Catharine Critcher’s The Young Hunter is a striking example of the work of the only female member of the Taos Society of Artists. Critcher (1868-1964), who became an active member in 1924 at the age of fifty-six, was a Virginia native who was educated at Cooper Union in New York, the Corcoran School in Washington D.C., and Académie Julian in Paris. After her election to the TSA, she wrote to her friend, Powell Minnigerodel, the director of the Corcoran, “You will be pleased, I know, to hear that a letter just received from Mr. Couse informs me that I have been unanimously elected to active membership in the Taos Society of Artists. It is nice to be the first and only woman in it. I am feeling very good about it.” The undated The Young Hunter in the Fechin collection is a rather dramatic profile portrait of an unknown sitter. He is presented with a pronounced chin, slight smile, and a full head of hair. Silhouetted against a dark background, his hunting jacket is abstracted with expressive brushstrokes and broad swatches of greens and grays.

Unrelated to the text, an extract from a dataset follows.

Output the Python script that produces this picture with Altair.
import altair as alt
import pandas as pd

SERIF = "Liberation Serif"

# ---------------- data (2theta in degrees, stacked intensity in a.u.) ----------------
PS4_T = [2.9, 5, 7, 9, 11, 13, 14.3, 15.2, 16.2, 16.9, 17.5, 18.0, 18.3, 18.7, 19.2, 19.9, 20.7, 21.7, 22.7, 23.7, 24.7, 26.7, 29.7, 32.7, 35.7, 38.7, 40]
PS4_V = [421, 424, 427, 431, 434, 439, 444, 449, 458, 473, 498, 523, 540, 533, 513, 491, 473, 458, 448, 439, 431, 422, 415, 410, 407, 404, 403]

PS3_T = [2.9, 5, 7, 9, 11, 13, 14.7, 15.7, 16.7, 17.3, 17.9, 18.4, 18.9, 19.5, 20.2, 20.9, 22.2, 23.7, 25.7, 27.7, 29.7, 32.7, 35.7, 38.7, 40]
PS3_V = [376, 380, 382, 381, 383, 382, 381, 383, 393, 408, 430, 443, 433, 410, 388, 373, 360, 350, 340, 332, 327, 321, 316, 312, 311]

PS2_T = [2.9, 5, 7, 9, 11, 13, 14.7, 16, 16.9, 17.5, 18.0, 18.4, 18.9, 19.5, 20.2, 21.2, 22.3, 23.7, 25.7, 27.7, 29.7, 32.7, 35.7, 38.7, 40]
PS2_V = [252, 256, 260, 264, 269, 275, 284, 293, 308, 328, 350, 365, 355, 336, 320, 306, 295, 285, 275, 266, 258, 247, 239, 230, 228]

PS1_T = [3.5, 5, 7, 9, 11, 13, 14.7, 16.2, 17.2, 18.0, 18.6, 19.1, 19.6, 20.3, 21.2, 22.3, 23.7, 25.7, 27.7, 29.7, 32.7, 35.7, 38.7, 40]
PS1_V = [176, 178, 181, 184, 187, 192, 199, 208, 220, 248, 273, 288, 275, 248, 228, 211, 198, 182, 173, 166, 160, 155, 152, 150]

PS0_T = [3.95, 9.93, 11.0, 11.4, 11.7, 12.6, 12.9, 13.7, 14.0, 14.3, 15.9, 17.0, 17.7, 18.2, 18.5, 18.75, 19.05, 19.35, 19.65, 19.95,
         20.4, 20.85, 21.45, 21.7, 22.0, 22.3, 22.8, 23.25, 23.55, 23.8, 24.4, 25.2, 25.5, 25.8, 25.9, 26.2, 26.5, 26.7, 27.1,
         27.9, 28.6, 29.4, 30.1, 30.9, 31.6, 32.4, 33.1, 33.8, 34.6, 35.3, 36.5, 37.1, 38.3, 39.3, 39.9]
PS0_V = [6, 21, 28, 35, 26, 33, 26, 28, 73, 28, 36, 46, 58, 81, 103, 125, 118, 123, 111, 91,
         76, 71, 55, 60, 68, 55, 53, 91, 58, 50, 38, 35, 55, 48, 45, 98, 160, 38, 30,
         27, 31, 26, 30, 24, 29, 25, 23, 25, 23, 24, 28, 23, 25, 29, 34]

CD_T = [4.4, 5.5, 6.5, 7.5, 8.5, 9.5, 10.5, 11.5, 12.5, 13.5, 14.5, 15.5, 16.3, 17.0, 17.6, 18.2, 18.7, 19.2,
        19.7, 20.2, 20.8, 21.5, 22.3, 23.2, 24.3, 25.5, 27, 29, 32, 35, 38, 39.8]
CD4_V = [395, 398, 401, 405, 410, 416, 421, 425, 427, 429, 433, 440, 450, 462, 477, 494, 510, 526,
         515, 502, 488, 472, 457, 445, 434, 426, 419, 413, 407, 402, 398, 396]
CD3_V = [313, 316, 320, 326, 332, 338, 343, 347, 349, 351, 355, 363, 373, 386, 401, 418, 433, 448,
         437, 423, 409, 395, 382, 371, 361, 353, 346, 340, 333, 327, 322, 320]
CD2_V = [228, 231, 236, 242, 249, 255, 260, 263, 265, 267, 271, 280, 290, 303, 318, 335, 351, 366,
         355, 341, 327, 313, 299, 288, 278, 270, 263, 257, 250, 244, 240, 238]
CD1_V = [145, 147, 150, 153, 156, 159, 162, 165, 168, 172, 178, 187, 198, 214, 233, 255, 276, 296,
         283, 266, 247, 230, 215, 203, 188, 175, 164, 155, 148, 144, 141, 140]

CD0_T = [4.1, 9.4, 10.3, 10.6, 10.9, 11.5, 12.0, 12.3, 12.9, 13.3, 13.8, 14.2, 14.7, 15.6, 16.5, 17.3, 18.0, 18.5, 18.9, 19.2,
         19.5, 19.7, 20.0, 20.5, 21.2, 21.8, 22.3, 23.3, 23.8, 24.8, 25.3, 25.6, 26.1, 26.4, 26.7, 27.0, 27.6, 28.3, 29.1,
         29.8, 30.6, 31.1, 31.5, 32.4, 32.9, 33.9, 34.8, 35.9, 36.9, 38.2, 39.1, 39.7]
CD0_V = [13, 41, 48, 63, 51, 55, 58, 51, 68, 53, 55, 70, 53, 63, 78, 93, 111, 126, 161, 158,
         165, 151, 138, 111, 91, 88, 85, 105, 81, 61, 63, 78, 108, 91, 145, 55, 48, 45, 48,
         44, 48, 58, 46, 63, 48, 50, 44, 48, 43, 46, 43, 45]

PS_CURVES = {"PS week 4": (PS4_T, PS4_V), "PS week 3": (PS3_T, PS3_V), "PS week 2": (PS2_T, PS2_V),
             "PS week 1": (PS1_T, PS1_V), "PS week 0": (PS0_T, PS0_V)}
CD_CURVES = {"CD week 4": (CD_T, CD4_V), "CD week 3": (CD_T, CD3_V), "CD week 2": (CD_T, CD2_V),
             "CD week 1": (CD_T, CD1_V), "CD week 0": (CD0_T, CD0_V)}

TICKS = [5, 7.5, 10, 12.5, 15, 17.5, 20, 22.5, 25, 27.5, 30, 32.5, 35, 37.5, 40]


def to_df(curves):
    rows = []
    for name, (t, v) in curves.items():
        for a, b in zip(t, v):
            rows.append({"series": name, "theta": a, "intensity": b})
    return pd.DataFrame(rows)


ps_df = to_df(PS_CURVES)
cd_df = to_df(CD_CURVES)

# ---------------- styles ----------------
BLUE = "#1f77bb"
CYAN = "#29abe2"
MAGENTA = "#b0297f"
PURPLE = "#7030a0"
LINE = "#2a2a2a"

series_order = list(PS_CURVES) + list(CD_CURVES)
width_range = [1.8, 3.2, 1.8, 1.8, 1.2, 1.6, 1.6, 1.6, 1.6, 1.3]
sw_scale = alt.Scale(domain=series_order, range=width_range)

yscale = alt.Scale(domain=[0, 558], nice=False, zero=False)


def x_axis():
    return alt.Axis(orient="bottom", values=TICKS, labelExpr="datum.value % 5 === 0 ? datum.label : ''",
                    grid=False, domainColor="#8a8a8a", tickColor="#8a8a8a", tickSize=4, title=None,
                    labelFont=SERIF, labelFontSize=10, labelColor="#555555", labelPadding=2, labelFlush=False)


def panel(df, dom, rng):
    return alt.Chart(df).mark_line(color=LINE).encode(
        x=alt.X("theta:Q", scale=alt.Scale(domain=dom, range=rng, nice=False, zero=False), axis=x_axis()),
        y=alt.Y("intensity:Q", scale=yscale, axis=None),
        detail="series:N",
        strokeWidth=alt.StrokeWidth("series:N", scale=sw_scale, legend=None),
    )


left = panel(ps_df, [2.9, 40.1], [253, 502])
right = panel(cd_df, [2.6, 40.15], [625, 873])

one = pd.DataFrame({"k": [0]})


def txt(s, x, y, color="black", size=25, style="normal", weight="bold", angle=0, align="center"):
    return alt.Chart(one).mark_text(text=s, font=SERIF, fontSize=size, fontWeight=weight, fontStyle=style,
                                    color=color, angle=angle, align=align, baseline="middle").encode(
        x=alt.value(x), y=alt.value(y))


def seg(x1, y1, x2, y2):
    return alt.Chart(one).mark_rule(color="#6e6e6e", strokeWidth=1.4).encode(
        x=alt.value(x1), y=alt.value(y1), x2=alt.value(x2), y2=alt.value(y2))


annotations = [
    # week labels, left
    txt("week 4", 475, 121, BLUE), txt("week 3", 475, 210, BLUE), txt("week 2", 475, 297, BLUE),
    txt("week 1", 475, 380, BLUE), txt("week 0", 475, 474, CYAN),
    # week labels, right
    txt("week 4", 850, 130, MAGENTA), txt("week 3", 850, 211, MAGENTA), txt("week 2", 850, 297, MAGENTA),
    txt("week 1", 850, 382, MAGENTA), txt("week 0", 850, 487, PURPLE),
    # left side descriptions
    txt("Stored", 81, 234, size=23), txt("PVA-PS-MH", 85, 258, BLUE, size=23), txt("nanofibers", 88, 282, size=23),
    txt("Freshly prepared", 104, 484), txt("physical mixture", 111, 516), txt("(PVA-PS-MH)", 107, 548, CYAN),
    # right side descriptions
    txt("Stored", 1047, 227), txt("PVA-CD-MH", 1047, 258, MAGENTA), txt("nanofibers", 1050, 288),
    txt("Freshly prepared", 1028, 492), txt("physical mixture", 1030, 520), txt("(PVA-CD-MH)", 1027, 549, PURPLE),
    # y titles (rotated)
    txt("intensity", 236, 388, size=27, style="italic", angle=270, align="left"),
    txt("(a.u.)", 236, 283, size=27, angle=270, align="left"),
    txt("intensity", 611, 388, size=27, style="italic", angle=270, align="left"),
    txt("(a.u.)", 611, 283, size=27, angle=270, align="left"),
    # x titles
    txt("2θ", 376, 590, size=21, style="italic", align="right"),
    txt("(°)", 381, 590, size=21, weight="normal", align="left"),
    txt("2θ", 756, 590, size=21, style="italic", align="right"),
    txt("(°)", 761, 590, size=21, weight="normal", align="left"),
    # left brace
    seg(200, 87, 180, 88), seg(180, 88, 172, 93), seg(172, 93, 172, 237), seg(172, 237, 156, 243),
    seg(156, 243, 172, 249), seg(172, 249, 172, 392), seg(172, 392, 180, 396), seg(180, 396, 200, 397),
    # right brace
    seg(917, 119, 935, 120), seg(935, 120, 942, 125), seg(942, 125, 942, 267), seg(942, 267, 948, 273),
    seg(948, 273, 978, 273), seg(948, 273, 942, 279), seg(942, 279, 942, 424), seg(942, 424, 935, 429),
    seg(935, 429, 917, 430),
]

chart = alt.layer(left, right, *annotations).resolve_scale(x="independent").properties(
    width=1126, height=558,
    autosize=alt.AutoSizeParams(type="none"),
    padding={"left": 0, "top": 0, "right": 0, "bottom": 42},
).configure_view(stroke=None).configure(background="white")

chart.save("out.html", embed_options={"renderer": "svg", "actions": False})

The unveiling of women artists and writers who contributed to modernism is an exciting part of a larger, more well-known Taos narrative. Alongside works from the teens and 1920s by Ernest Blumenschein, Joseph Henry Sharp, W. Herbert Dunton, and other members of the Taos Society of Artists, the contributions of Catharine Critcher, Alexandra Belcovitch Fechin, and Eleanor Kissel enrich and expand our understanding of the first decades of the twentieth century in Northern New Mexico.